ASGA took a hard stand on the recreational harvest of redfish. Our intention all along was to set the bar for redfish recovery. Recreational fishing is a large component of redfish mortality. However, bycatch from commercial and industrial fisheries contributes substantially to redfish mortality.
We decided to take one step at a time. Being accountable for our contributions to the decline in redfish puts our sector on even ground with other stakeholders that need to modify their fishing to contribute equally to redfish recovery. You can’t point fingers and pretend that recreational fishing impacts aren’t a substantial reason for redfish declining by over 60% in the last 20+ years. We understand why people so passionately feel that “It’s all the pogie boat’s fault!” – but you instantly lose a lot of credibility with managers when you take this route. First, it shows that you still need to read the stock assessment. Second, if you want to have a respected seat at the table, you better put the resource first instead of completely denying that recreational anglers kill many fish. It isn’t up for debate. The resource must remain the top priority.

We are working hard to ensure we take this Louisiana redfish campaign across the finish line while simultaneously working on our menhaden letter.

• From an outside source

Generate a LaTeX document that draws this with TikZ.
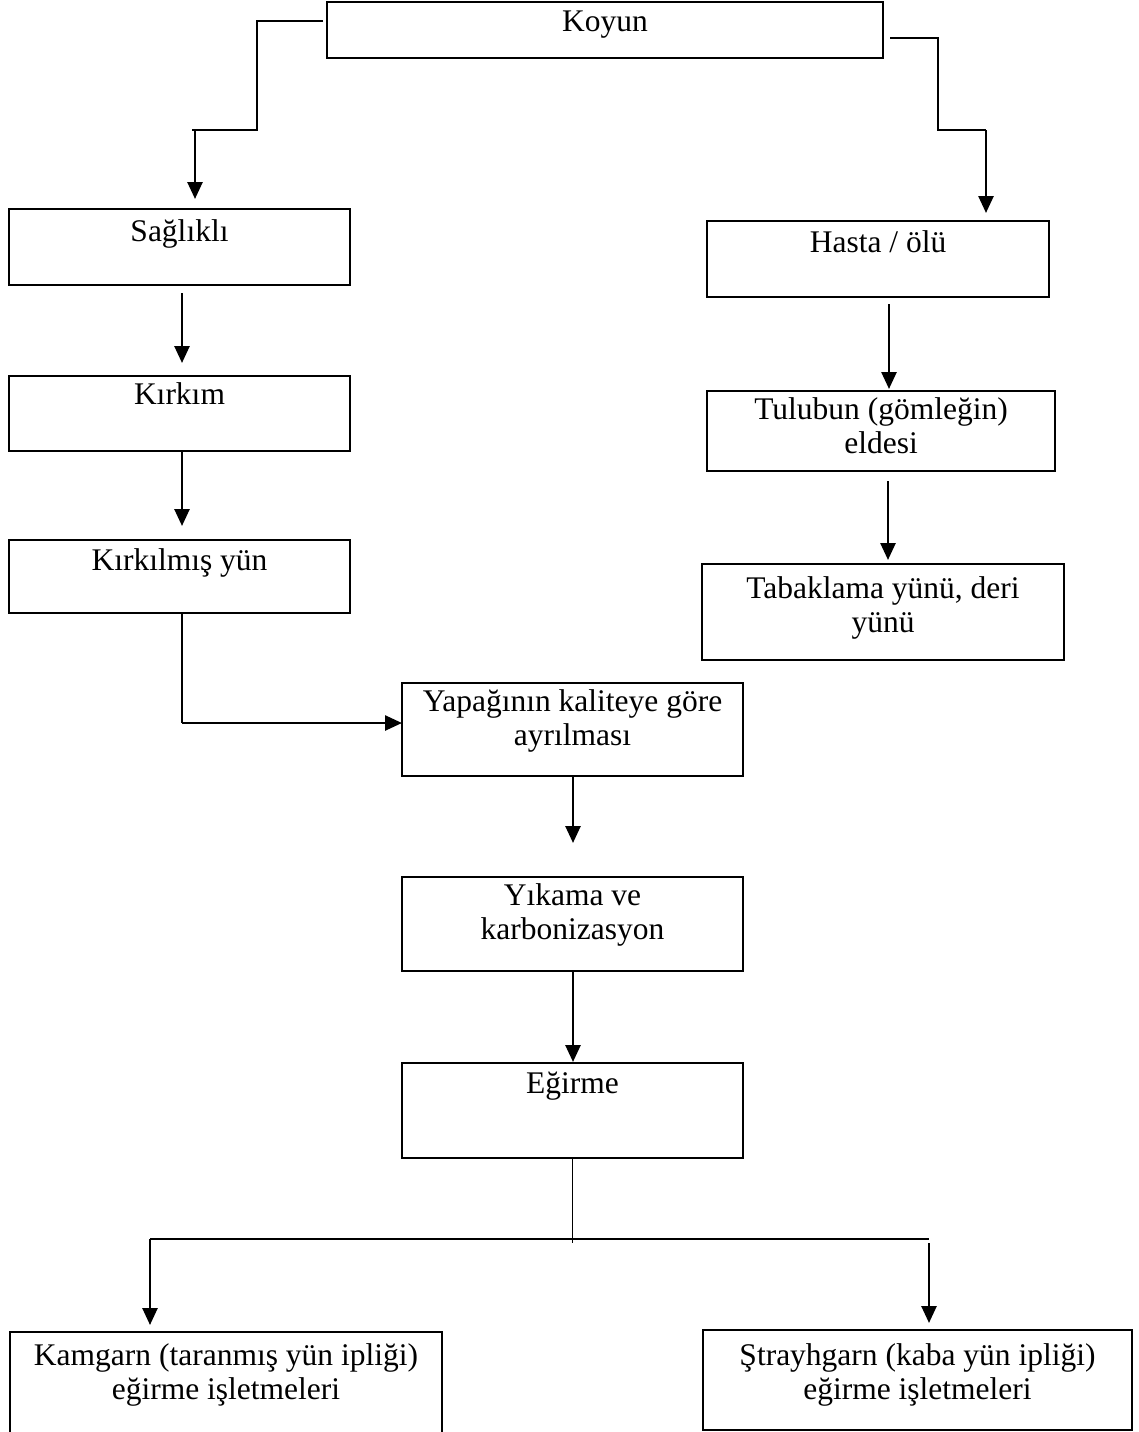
\documentclass[tikz,border=0pt]{standalone}
\usepackage{fontspec}
\setmainfont{Liberation Serif}
\usetikzlibrary{arrows.meta}
\newcommand\mkbox[5]{\node[box, minimum width={#4-#2}, minimum height={#5-#3}] (#1) at ({(#2+#4)/2},{(#3+#5)/2}) {};}
\newcommand\mklabel[3]{\node[txt, anchor=north] (#1-t) at ([yshift=-#2pt]#1.north) {#3};}
\begin{document}
\begin{tikzpicture}[x=1pt,y=-1pt,
  box/.style={draw, line width=2.2pt, inner sep=0pt, outer sep=0pt, rectangle},
  txt/.style={inner sep=0pt, align=center, font=\fontsize{31.5}{34}\selectfont},
  thinline/.style={line width=1.2pt},
  arr/.style={line width=2.6pt, -{Triangle[length=17pt,width=15pt]}}]
\clip (0,0) rectangle (1138,1432);
\fill[white] (0,0) rectangle (1138,1432);

% boxes
\mkbox{koyun}{327}{2}{883}{58}
\mkbox{sag}{9}{209}{350}{285}
\mkbox{hasta}{707}{221}{1049}{297}
\mkbox{kirkim}{9}{376}{350}{451}
\mkbox{tulu}{707}{391}{1055}{471}
\mkbox{kirkil}{9}{540}{350}{613}
\mkbox{taba}{702}{564}{1064}{660}
\mkbox{yapa}{402}{683}{743}{776}
\mkbox{yika}{402}{877}{743}{971}
\mkbox{egir}{402}{1063}{743}{1158}
\mkbox{kam}{10}{1332}{442}{1450}
\mkbox{stray}{703}{1330}{1132}{1430}

% texts
\mklabel{koyun}{8.5}{Koyun}
\mklabel{sag}{10.5}{Sağlıklı}
\mklabel{hasta}{9.5}{Hasta / ölü}
\mklabel{kirkim}{6.5}{Kırkım}
\mklabel{tulu}{6.5}{Tulubun (gömleğin)\\eldesi}
\mklabel{kirkil}{8.5}{Kırkılmış yün}
\mklabel{taba}{12.5}{Tabaklama yünü, deri\\yünü}
\mklabel{yapa}{6.5}{Yapağının kaliteye göre\\ayrılması}
\mklabel{yika}{6.5}{Yıkama ve\\karbonizasyon}
\mklabel{egir}{8.5}{Eğirme}
\mklabel{kam}{11.5}{Kamgarn (taranmış yün ipliği)\\eğirme işletmeleri}
\mklabel{stray}{13.5}{Ştrayhgarn (kaba yün ipliği)\\eğirme işletmeleri}

% Koyun -> Sağlıklı
\coordinate (kl0) at (323,21);
\coordinate (kl1) at (257,21);
\coordinate (kl2) at (257,130);
\coordinate (kl3) at (192,130);
\coordinate (kl4) at (195,130);
\draw[thinline] (kl0) -- (kl1) -- (kl2) -- (kl3);
\draw[arr] (kl4) -- ([yshift=10pt]sag.north -| kl4);

% Koyun -> Hasta
\coordinate (kr0) at (890,38);
\coordinate (kr1) at (938,38);
\coordinate (kr2) at (938,130);
\coordinate (kr3) at (986,130);
\draw[thinline] (kr0) -- (kr1) -- (kr2) -- (kr3);
\draw[arr] (kr3) -- ([yshift=8pt]hasta.north -| kr3);

% left column
\coordinate (c1) at (182,293);
\draw[arr] (c1) -- ([yshift=13pt]kirkim.north -| c1);
\coordinate (c2) at (182,451);
\draw[arr] (kirkim.south -| c2) -- ([yshift=14pt]kirkil.north -| c2);

% right column
\coordinate (c3) at (889,304);
\draw[arr] (c3) -- ([yshift=2pt]tulu.north -| c3);
\coordinate (c4) at (888,481);
\draw[arr] (c4) -- ([yshift=4pt]taba.north -| c4);

% Kırkılmış -> Yapağının
\coordinate (kb) at (182,723);
\draw[thinline] (kirkil.south -| kb) -- (kb);
\draw[arr] (kb) -- (kb -| yapa.west);

% middle column
\coordinate (c5) at (573,776);
\draw[arr] (c5) -- ([yshift=34pt]yika.north -| c5);
\draw[arr] (yika.south -| c5) -- ([yshift=1pt]egir.north -| c5);

% Eğirme -> split
\coordinate (s0) at (572.5,1243);
\coordinate (sl) at (150,1239);
\coordinate (sr) at (929,1239);
\coordinate (sr2) at (929,1243);
\draw[thinline] (egir.south) -- (s0);
\draw[thinline] (sl) -- (sr);
\draw[arr] (sl) -- ([yshift=7pt]kam.north -| sl);
\draw[arr] (sr2) -- ([yshift=7pt]stray.north -| sr2);
\end{tikzpicture}
\end{document}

Thanks to all for the support, from letter sign-ons to social media shares shining a light on every step of the process. None of this is possible without our incredible community.

2 Responses

  1. Thank you very much for everything you do. I feel fortunate to visit your fishery every couple of years, and I was there this year when all this was going down. Speaking with our guides over the 4 days of fly fishing made me realize how much passion and knowledge the LA salt water guide community holds. Thank you again, we see what you are accomplishing.